Ocado Retail is a joint venture between Ocado and Marks & Spencer Group PLC.

For the 13 weeks to August 28, revenue edged up 2.7% to GBP531.5 million, with average orders per week rising 11% to 374,000. Ocado also flagged "record numbers" of new customers. However, the average basket value was down by 6% in the period, with a greater decline experienced later in the quarter.

"Notwithstanding positive customer growth, the accelerating trading down and smaller baskets, particularly over the last few weeks, mean that we now expect to see a small sales decline in FY22 and close to break-even Ebitda," said Ocado.

In Ocado's half-year results in July, it had guided to low single-digit growth at Ocado Retail for the full-year and a low single-digit margin.

UBS had expected 2% sales growth and an Ebitda figure of GBP46.8 million, and said Ocado's new guidance implies a loss-making second half.

"We expect a negative reaction as investors are likely to see this as a disappointment given the reiteration of guidance at Ocado Group's first-half results," said UBS.

Separately, supermarket industry survey data from Kantar compounded worries over the effect of the cost-of-living crisis on grocers.

Kantar said that grocery price inflation has hit a new record of 12.4% in August, and there seems "no end in sight".

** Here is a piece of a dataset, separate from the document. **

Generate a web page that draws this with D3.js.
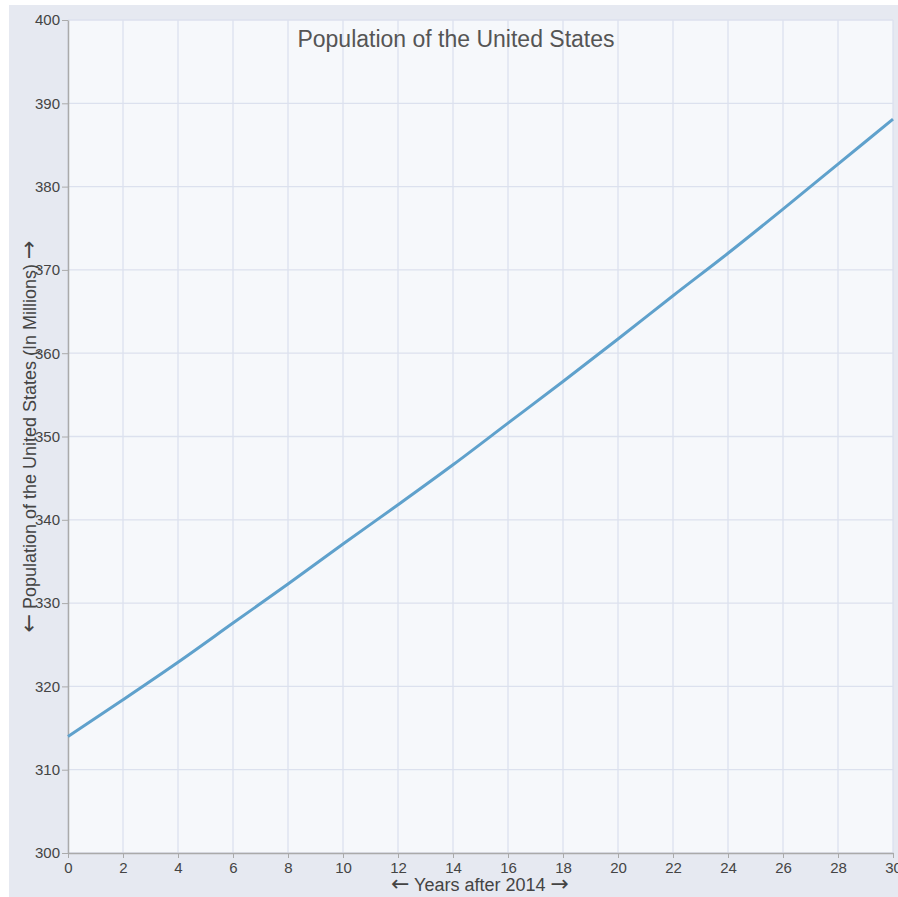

Sales at German discounters Aldi and Lidl soared 19% and 21% respectively in the 12 weeks to September 4, and both gained market share. Sales at Tesco and Sainsbury's both rose, by 1.9% and 1.5% respectively, but this lagged wider industry growth of 3.8%, and both shed market share.

Encouragingly, Ocado's market share was unchanged at 1.7%, while sales rose 5.2% year-on-year to GBP515 million.

However, the company on Tuesday cautioned that energy prices and other inflationary pressures have resulted in customers "trading down" and cutting down on the number of items in their trolley.

It warned that energy costs are expected to increase its cost base by up to GBP25 million compared with the prior year, and an increase in dry ice prices will add up to a further GBP20 million.

"These impacts are expected to further weigh on profitability in the fourth quarter," it said.

AJ Bell's Russ Mould said Ocado's update serves as a reminder that online business are not immune to inflationary pressures.

And Tuesday's profit warning has further implications than the joint venture's performance in the UK, he added.

"Ten firms, including Canada's Sobeys, Australia's Coles, America's Kroger, Sweden's ICA, France's Groupe Casino and Spain's Alcampo are all OSP partners with Ocado and they could be forgiven for wondering whether their online push will be a profitable one. Ocado Retail cannot turn a profit in the densely-populated UK and all of those countries are much bigger and so the expense involved in covering distance to deliver the goods is all the greater," said Mould.

Shore Capital said Ocado's online grocery model, using automated warehouses, may have advanced technology, but its financial metrics are not "anywhere near" industry-leading after 22 years of trading.

"We sense that Marks & Spencer will be keen to get a grip of matters," said Shore.